Even at 575,000 yen per share, Nippon's market value exceeds that of Philip Morris, the largest company in the U.S. with 30 straight
years of increased earnings. After all its losses, Nippon is still overpriced at 50 times earnings.

Japanese investors, we hear, paid little heed to earnings and focused their attention on cash flow—perhaps due to a shortage of the former. Companies that spend money like drunken sailors, especially on acquisitions and real estate, are left with a huge depreciation allowance and a lot of debts to pay off, which gives them a high cash flow/low earnings profile.

Students of the Japanese market will tell you that the Japanese fondness for cash flow is another cultural trait, but there's nothing cultural about red ink. Red ink is the problem facing Japanese banks that lent money to all the purchasers of the $1 million dogs and the $500,000 cats.

Speculation plays a much larger role in the Japanese economy than in the U.S. economy. Merrill Lynch in its best years never appeared among the top 100 U.S. companies in the
Fortune
500, but at one point, 5 of the top 25 companies in Japan were brokerage houses, and another 5 to 10 were banks.

U.S. banks are criticized for making stupid loans to the Reichmanns and the Trumps, but even the dumbest of these real-estate loans were backed by some sort of collateral. Japanese banks were making 100 percent loans on zero collateral for office buildings where in the most optimistic scenario the rents would barely cover the expenses.

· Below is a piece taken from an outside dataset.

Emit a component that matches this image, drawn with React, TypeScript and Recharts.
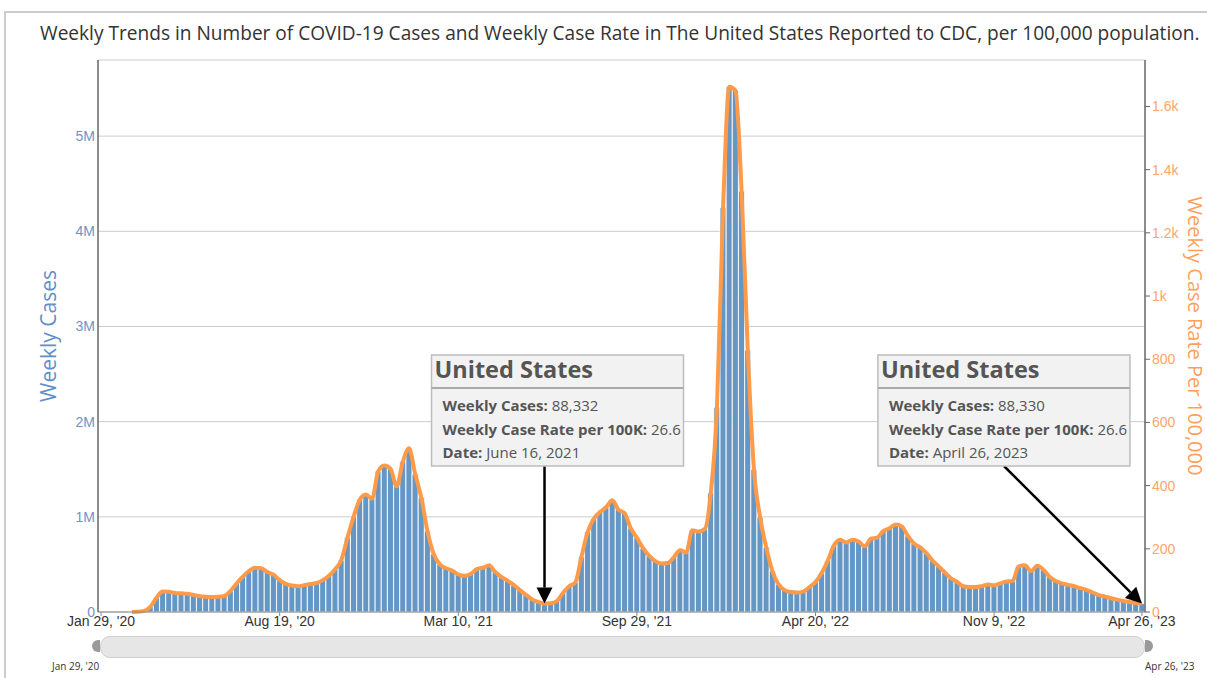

Until the recent sell-off, the only bargains in Japanese stocks were small companies that in my opinion are the key to Japan's future growth and prosperity, just as they are in the U.S. Small Japanese companies were ignored in the early stages of the great stock mania, and I concentrated my purchases there. When these small stocks reached the same crazy prices as the rest, I got out. All things considered, I'd rather be invested in a solid emerging-growth stock mutual fund in the good old U.S.A.